--- Begin DATASET EXTRACT ---

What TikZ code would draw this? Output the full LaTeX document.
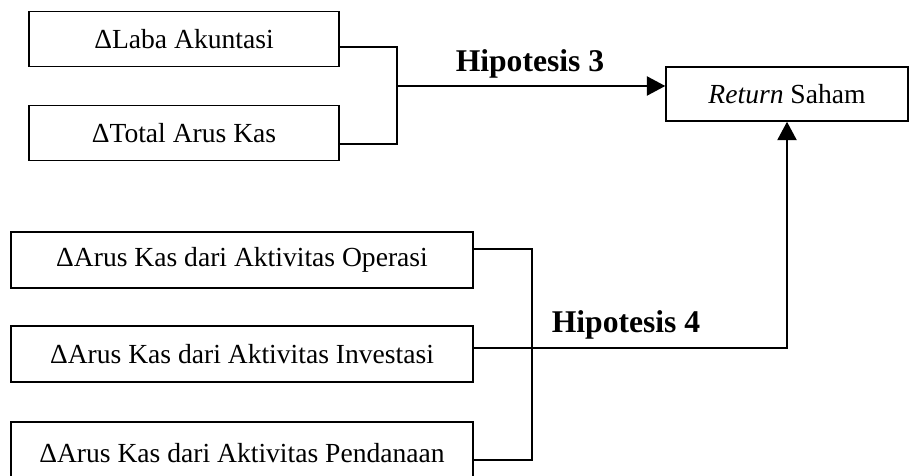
\documentclass[tikz,border=0pt]{standalone}
\usepackage{fontspec}
\setmainfont{Liberation Serif}
\usetikzlibrary{arrows.meta}

\begin{document}
\begin{tikzpicture}[x=0.02cm,y=-0.02cm,>={Triangle[length=10.5pt,width=11pt]},
	                    line width=0.9pt]
		  \tikzstyle{box}=[draw=black,fill=white,text=black,inner sep=0pt,
		                   font=\fontsize{15.7}{18}\selectfont]
		  \tikzstyle{hyp}=[anchor=base,font=\fontsize{18}{21}\selectfont\bfseries]

		  \useasboundingbox (0,0) rectangle (909,476);

		  \node[box,minimum width=6.2cm,minimum height=1.1cm]   (laba)      at (184,39)  {ΔLaba Akuntasi};
		  \node[box,minimum width=6.2cm,minimum height=1.1cm]   (total)     at (184,133) {ΔTotal Arus Kas};
		  \node[box,minimum width=4.84cm,minimum height=1.08cm] (ret)       at (787,94)  {\textit{Return} Saham};
		  \node[box,minimum width=9.24cm,minimum height=1.12cm] (operasi)   at (242,260) {ΔArus Kas dari Aktivitas Operasi};
		  \node[box,minimum width=9.24cm,minimum height=1.12cm] (investasi) at (242,354) {ΔArus Kas dari Aktivitas Investasi};
		  \node[box,minimum width=9.24cm,minimum height=1.24cm] (pendanaan) at (242,453) {ΔArus Kas dari Aktivitas Pendanaan};

		  \coordinate (j3) at (397,86);
		  \coordinate (j4) at (532,348);

		  \node[hyp] (h3) at (530,72)  {Hipotesis 3};
		  \node[hyp] (h4) at (626,332) {Hipotesis 4};

		  \draw (laba.east) ++(0,8) -| (j3);
		  \draw (total.east) ++(0,11) -| (j3);
		  \draw[->] (j3) -- (j3 -| ret.west);
		  \draw (operasi.east) ++(0,-11) -| (j4);
		  \draw (pendanaan.east) ++(0,7) -| (j4);
		  \draw[->] (investasi.east) ++(0,-6) -- (j4) -| (ret.south);
		\end{tikzpicture}
\end{document}
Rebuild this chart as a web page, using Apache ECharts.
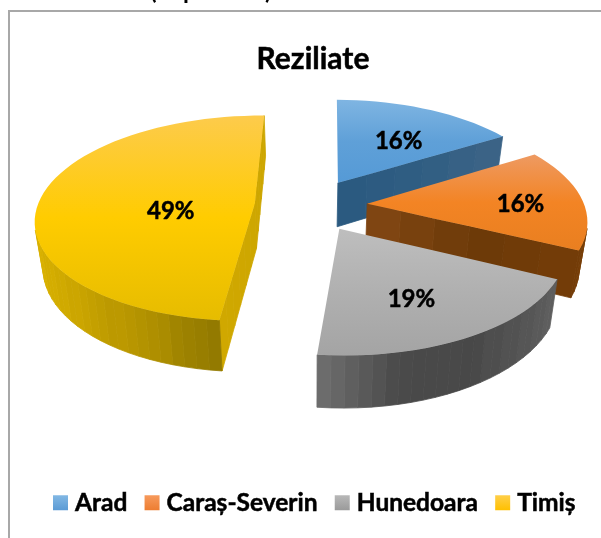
<!DOCTYPE html>
<html><head><meta charset="utf-8">
<style>html,body{margin:0;padding:0;background:#fff}#c{width:601px;height:538px}</style>
<script src="https://cdn.jsdelivr.net/npm/echarts@6/dist/echarts.min.js"></script>
</head><body><div id="c"></div>
<script>
const categories = ['Arad', 'Caraș-Severin', 'Hunedoara', 'Timiș'];
const values = [16, 16, 19.45, 48.55];
const chartTitle = 'Reziliate';

// Look of each slice
const FONT = 'Lato';
const topStops = [
  ['#7FB5E2', '#5FA0D8', '#559AD6'],
  ['#EE9A62', '#F38424', '#E97F20'],
  ['#BEBEBE', '#B0B0B0', '#A4A4A4'],
  ['#FDCB4C', '#FFCC00', '#E6BC00']
];
const legendStops = [
  ['#82B8E4', '#5B9BD5'], ['#F79A5C', '#ED7D31'], ['#B8B8B8', '#9A9A9A'], ['#FFCF4A', '#FFC000']
];
const sideStops = [
  ['#2B5A80', '#2F5D82', '#3B6386'],
  ['#7F4512', '#6C3A08', '#733C08'],
  ['#6A6A6A', '#6A6A6A'],
  ['#D0A800', '#CDA600']
];
const rimStops = [
  ['#3B6386', '#3B6386'],
  ['#733C08', '#7A4008'],
  ['#6C6C6C', '#4A4A4A', '#484848', '#5E5E5E'],
  ['#D8B000', '#B89600', '#937A00']
];
const labelNudge = [[3, 6], [20, 4], [-4, 7], [49, 11]];

// Projection of the tilted disc
const CX = 311, CY = 205, CY_BASE = 250, R = 217, S = 101, K = 0.144, EXPLODE = 0.26;
const FIRST_ANGLE = 0.7 * Math.PI / 180;
const BASE_X = 0.97, BASE_Y = 1.05, MIN_SIDE_AREA = 60;
function project(u, v, base) {
  const w = 1 - K * v;
  return base
    ? [CX + BASE_X * R * u / w, CY_BASE + BASE_Y * S * v / w]
    : [CX + R * u / w, CY + S * v / w];
}
function hex(c) { return [1, 3, 5].map(i => parseInt(c.substr(i, 2), 16)); }
function ramp(stops, t) {
  t = Math.max(0, Math.min(1, t));
  const p = t * (stops.length - 1), i = Math.min(stops.length - 2, Math.floor(p)), f = p - i;
  const a = hex(stops[i]), b = hex(stops[i + 1]);
  return 'rgb(' + a.map((x, k) => Math.round(x + (b[k] - x) * f)).join(',') + ')';
}
function grad(stops) {
  return new echarts.graphic.LinearGradient(0, 0, 0, 1,
    stops.map((c, i) => ({ offset: i / (stops.length - 1), color: c })));
}
function area(p) {
  let s = 0;
  p.forEach((a, i) => { const b = p[(i + 1) % p.length]; s += a[0] * b[1] - b[0] * a[1]; });
  return s / 2;
}
const total = values.reduce((a, b) => a + b, 0);
function sliceItem(idx) {
  let before = 0;
  for (let i = 0; i < idx; i++) before += values[i];
  const a0 = FIRST_ANGLE + before / total * 2 * Math.PI, a1 = FIRST_ANGLE + (before + values[idx]) / total * 2 * Math.PI;
  const mid = (a0 + a1) / 2, ox = EXPLODE * Math.sin(mid), oy = -EXPLODE * Math.cos(mid);
  const pt = (r, a) => [ox + r * Math.sin(a), oy - r * Math.cos(a)];
  const edges = [];
  const n = Math.max(2, Math.round((a1 - a0) / (3 * Math.PI / 180)));
  const RAD = 6;
  for (let i = 0; i < RAD; i++) edges.push([pt(i / RAD, a0), pt((i + 1) / RAD, a0), 'side']);
  for (let i = 0; i < n; i++) edges.push([pt(1, a0 + (a1 - a0) * i / n), pt(1, a0 + (a1 - a0) * (i + 1) / n), 'rim']);
  for (let i = RAD; i > 0; i--) edges.push([pt(i / RAD, a1), pt((i - 1) / RAD, a1), 'side']);
  const top = edges.map(e => project(e[0][0], e[0][1], false));
  const children = [];
  const quads = edges.map(e => {
    const p = project(e[0][0], e[0][1], false), q = project(e[1][0], e[1][1], false);
    const pb = project(e[0][0], e[0][1], true), qb = project(e[1][0], e[1][1], true);
    return { pts: [p, q, qb, pb], kind: e[2] };
  }).filter(o => area(o.pts) < (o.kind === 'side' ? -MIN_SIDE_AREA : 0));
  ['side', 'rim'].forEach(kind => {
    const group = quads.filter(o => o.kind === kind);
    if (!group.length) return;
    const mx = o => (o.pts[0][0] + o.pts[1][0]) / 2;
    const xs = group.map(mx), lo = Math.min(...xs), hi = Math.max(...xs);
    const stops = kind === 'side' ? sideStops[idx] : rimStops[idx];
    group.forEach(o => {
      const t = hi > lo ? (mx(o) - lo) / (hi - lo) : 0;
      const c = ramp(stops, Math.round(t * 16) / 16);
      children.push({ type: 'polygon', shape: { points: o.pts }, style: { fill: c, stroke: c, lineWidth: 0.8 } });
    });
  });
  children.push({ type: 'polygon', shape: { points: top }, style: { fill: grad(topStops[idx]) } });
  const lp = project(ox + 0.62 * Math.sin(mid), oy - 0.62 * Math.cos(mid), false);
  children.push({
    type: 'text',
    style: {
      x: lp[0] + labelNudge[idx][0], y: lp[1] + labelNudge[idx][1],
      text: Math.round(values[idx] / total * 100) + '%',
      fill: '#000', font: 'bold 24px ' + FONT, align: 'center', verticalAlign: 'middle',
      stroke: '#000', lineWidth: 0.5
    }
  });
  return { type: 'group', children };
}

const chart = echarts.init(document.getElementById('c'), null, { renderer: 'canvas' });
chart.setOption({
  animation: false,
  backgroundColor: '#fff',
  title: {
    text: chartTitle, left: 308, top: 39, textAlign: 'center',
    textStyle: { fontFamily: FONT, fontWeight: 'bold', fontSize: 30, color: '#000', textBorderColor: '#000', textBorderWidth: 0.5 }
  },
  legend: {
    left: 48, top: 485, itemWidth: 15, itemHeight: 15, itemGap: 17, icon: 'rect',
    textStyle: { fontFamily: FONT, fontWeight: 'bold', fontSize: 24.5, color: '#000', textBorderColor: '#000', textBorderWidth: 0.5, padding: [0, 0, 0, 2] },
    data: categories.map((name, i) => ({ name, itemStyle: { color: grad(legendStops[i]) } }))
  },
  graphic: [
    { type: 'rect', shape: { x: 9, y: 11, width: 900, height: 900 }, style: { fill: 'none', stroke: '#A8A8A8', lineWidth: 2 } },
    { type: 'text', style: { x: 150, y: -21, text: '(', font: 'bold 24px ' + FONT, fill: '#000' } },
    { type: 'text', style: { x: 183, y: -21, text: 'p', font: 'bold 24px ' + FONT, fill: '#000' } },
    { type: 'text', style: { x: 265, y: -21, text: ')', font: 'bold 24px ' + FONT, fill: '#000' } }
  ],
  series: categories.map((name, i) => ({
    type: 'custom', name, coordinateSystem: 'none',
    itemStyle: { color: legendStops[i][1] },
    data: [values[i]],
    silent: true,
    renderItem: () => sliceItem(i)
  }))
});
</script></body></html>
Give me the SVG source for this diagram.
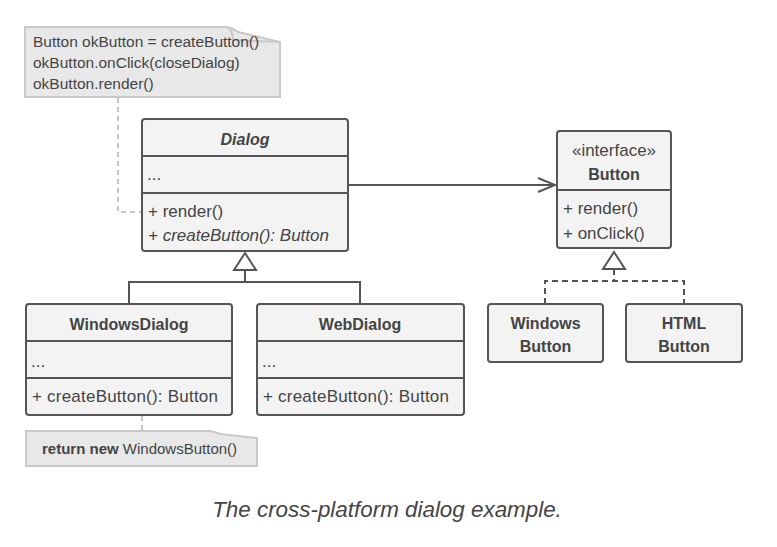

--- End DATASET EXTRACT ---

◆ **EXERCISE BRIEF**: Exactly as written, please give again the lines from the beginning of the listing through the line containing "(0,0) rectangle (909,476);", inclusive, without any pictures.

◆ **EXERCISE ANSWER**:
What TikZ code would draw this? Output the full LaTeX document.
\documentclass[tikz,border=0pt]{standalone}
\usepackage{fontspec}
\setmainfont{Liberation Serif}
\usetikzlibrary{arrows.meta}

\begin{document}
\begin{tikzpicture}[x=0.02cm,y=-0.02cm,>={Triangle[length=10.5pt,width=11pt]},
	                    line width=0.9pt]
		  \tikzstyle{box}=[draw=black,fill=white,text=black,inner sep=0pt,
		                   font=\fontsize{15.7}{18}\selectfont]
		  \tikzstyle{hyp}=[anchor=base,font=\fontsize{18}{21}\selectfont\bfseries]

		  \useasboundingbox (0,0) rectangle (909,476);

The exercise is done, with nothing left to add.